TASK INSTRUCTIONS:
Transcribe the listing that follows in full, omitting pictures.

SOURCE DATA:
┏━━
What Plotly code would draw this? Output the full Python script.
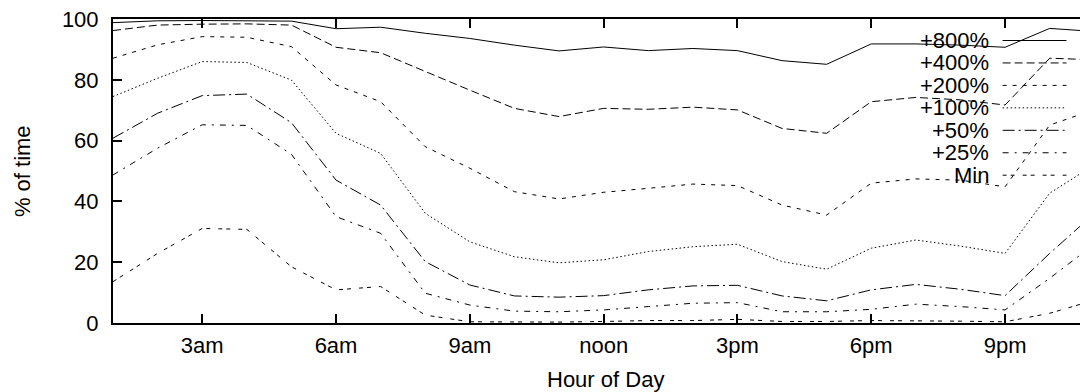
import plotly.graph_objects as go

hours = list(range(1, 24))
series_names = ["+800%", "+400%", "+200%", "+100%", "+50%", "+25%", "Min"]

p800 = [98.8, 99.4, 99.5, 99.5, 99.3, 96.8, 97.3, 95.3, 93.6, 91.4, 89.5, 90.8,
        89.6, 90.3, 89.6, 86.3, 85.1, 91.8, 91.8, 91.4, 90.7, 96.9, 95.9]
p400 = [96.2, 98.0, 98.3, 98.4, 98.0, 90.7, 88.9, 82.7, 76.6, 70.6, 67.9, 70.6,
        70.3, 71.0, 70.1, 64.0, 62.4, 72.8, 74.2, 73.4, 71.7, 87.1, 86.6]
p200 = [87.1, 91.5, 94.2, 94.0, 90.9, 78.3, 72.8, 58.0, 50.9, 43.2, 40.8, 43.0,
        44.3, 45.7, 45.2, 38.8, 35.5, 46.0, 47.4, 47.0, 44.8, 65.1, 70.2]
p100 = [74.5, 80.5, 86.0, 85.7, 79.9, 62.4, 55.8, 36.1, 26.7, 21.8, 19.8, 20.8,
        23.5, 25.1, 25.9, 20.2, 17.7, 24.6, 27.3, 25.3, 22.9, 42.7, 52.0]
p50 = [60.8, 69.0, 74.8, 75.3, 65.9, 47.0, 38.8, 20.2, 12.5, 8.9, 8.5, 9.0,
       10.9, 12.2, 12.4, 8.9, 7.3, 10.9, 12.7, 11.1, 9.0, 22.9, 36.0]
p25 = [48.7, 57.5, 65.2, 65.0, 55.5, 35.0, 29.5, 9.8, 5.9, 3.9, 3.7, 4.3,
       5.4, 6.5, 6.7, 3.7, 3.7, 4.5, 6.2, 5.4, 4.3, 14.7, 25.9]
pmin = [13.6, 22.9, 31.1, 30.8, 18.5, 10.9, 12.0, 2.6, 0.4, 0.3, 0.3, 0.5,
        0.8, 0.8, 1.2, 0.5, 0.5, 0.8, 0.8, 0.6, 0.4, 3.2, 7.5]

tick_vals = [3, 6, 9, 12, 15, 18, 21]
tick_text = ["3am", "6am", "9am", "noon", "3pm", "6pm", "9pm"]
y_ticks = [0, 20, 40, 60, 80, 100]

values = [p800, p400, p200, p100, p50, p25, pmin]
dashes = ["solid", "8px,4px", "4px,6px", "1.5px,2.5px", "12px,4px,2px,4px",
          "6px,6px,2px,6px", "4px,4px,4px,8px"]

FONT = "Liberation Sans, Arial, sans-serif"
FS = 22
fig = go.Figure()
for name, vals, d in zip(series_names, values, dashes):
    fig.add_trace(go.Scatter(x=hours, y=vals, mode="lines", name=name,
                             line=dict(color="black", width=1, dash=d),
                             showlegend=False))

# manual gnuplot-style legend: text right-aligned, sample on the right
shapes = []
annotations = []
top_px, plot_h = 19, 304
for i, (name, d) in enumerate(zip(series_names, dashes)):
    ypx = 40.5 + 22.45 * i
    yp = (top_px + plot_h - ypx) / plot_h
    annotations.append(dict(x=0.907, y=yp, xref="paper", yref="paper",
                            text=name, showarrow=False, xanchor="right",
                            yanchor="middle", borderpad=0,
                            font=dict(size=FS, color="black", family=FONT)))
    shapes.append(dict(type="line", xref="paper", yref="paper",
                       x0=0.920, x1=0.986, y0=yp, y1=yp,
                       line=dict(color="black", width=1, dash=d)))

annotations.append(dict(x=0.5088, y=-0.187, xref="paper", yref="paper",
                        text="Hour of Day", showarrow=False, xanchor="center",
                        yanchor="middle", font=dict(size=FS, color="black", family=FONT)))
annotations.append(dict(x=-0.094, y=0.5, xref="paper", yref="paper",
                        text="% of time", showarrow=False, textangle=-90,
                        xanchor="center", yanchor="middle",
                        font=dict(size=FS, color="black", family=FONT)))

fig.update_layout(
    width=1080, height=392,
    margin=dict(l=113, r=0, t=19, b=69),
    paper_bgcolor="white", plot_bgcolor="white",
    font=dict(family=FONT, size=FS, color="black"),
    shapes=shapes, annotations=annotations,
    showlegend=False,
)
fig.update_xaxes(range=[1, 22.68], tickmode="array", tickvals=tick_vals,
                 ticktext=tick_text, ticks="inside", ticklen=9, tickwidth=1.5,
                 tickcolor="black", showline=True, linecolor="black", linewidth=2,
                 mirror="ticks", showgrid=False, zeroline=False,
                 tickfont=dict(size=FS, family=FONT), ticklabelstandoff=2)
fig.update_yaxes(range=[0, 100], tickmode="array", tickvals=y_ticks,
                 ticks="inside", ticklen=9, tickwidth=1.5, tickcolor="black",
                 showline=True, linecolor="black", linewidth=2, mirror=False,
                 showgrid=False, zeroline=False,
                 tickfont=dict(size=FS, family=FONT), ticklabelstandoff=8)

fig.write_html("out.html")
┗━━
REPLY TO THE TASK:
What Plotly code would draw this? Output the full Python script.
import plotly.graph_objects as go

hours = list(range(1, 24))
series_names = ["+800%", "+400%", "+200%", "+100%", "+50%", "+25%", "Min"]

p800 = [98.8, 99.4, 99.5, 99.5, 99.3, 96.8, 97.3, 95.3, 93.6, 91.4, 89.5, 90.8,
        89.6, 90.3, 89.6, 86.3, 85.1, 91.8, 91.8, 91.4, 90.7, 96.9, 95.9]
p400 = [96.2, 98.0, 98.3, 98.4, 98.0, 90.7, 88.9, 82.7, 76.6, 70.6, 67.9, 70.6,
        70.3, 71.0, 70.1, 64.0, 62.4, 72.8, 74.2, 73.4, 71.7, 87.1, 86.6]
p200 = [87.1, 91.5, 94.2, 94.0, 90.9, 78.3, 72.8, 58.0, 50.9, 43.2, 40.8, 43.0,
        44.3, 45.7, 45.2, 38.8, 35.5, 46.0, 47.4, 47.0, 44.8, 65.1, 70.2]
p100 = [74.5, 80.5, 86.0, 85.7, 79.9, 62.4, 55.8, 36.1, 26.7, 21.8, 19.8, 20.8,
        23.5, 25.1, 25.9, 20.2, 17.7, 24.6, 27.3, 25.3, 22.9, 42.7, 52.0]
p50 = [60.8, 69.0, 74.8, 75.3, 65.9, 47.0, 38.8, 20.2, 12.5, 8.9, 8.5, 9.0,
       10.9, 12.2, 12.4, 8.9, 7.3, 10.9, 12.7, 11.1, 9.0, 22.9, 36.0]
p25 = [48.7, 57.5, 65.2, 65.0, 55.5, 35.0, 29.5, 9.8, 5.9, 3.9, 3.7, 4.3,
       5.4, 6.5, 6.7, 3.7, 3.7, 4.5, 6.2, 5.4, 4.3, 14.7, 25.9]
pmin = [13.6, 22.9, 31.1, 30.8, 18.5, 10.9, 12.0, 2.6, 0.4, 0.3, 0.3, 0.5,
        0.8, 0.8, 1.2, 0.5, 0.5, 0.8, 0.8, 0.6, 0.4, 3.2, 7.5]

tick_vals = [3, 6, 9, 12, 15, 18, 21]
tick_text = ["3am", "6am", "9am", "noon", "3pm", "6pm", "9pm"]
y_ticks = [0, 20, 40, 60, 80, 100]

values = [p800, p400, p200, p100, p50, p25, pmin]
dashes = ["solid", "8px,4px", "4px,6px", "1.5px,2.5px", "12px,4px,2px,4px",
          "6px,6px,2px,6px", "4px,4px,4px,8px"]

FONT = "Liberation Sans, Arial, sans-serif"
FS = 22
fig = go.Figure()
for name, vals, d in zip(series_names, values, dashes):
    fig.add_trace(go.Scatter(x=hours, y=vals, mode="lines", name=name,
                             line=dict(color="black", width=1, dash=d),
                             showlegend=False))

# manual gnuplot-style legend: text right-aligned, sample on the right
shapes = []
annotations = []
top_px, plot_h = 19, 304
for i, (name, d) in enumerate(zip(series_names, dashes)):
    ypx = 40.5 + 22.45 * i
    yp = (top_px + plot_h - ypx) / plot_h
    annotations.append(dict(x=0.907, y=yp, xref="paper", yref="paper",
                            text=name, showarrow=False, xanchor="right",
                            yanchor="middle", borderpad=0,
                            font=dict(size=FS, color="black", family=FONT)))
    shapes.append(dict(type="line", xref="paper", yref="paper",
                       x0=0.920, x1=0.986, y0=yp, y1=yp,
                       line=dict(color="black", width=1, dash=d)))

annotations.append(dict(x=0.5088, y=-0.187, xref="paper", yref="paper",
                        text="Hour of Day", showarrow=False, xanchor="center",
                        yanchor="middle", font=dict(size=FS, color="black", family=FONT)))
annotations.append(dict(x=-0.094, y=0.5, xref="paper", yref="paper",
                        text="% of time", showarrow=False, textangle=-90,
                        xanchor="center", yanchor="middle",
                        font=dict(size=FS, color="black", family=FONT)))

fig.update_layout(
    width=1080, height=392,
    margin=dict(l=113, r=0, t=19, b=69),
    paper_bgcolor="white", plot_bgcolor="white",
    font=dict(family=FONT, size=FS, color="black"),
    shapes=shapes, annotations=annotations,
    showlegend=False,
)
fig.update_xaxes(range=[1, 22.68], tickmode="array", tickvals=tick_vals,
                 ticktext=tick_text, ticks="inside", ticklen=9, tickwidth=1.5,
                 tickcolor="black", showline=True, linecolor="black", linewidth=2,
                 mirror="ticks", showgrid=False, zeroline=False,
                 tickfont=dict(size=FS, family=FONT), ticklabelstandoff=2)
fig.update_yaxes(range=[0, 100], tickmode="array", tickvals=y_ticks,
                 ticks="inside", ticklen=9, tickwidth=1.5, tickcolor="black",
                 showline=True, linecolor="black", linewidth=2, mirror=False,
                 showgrid=False, zeroline=False,
                 tickfont=dict(size=FS, family=FONT), ticklabelstandoff=8)

fig.write_html("out.html")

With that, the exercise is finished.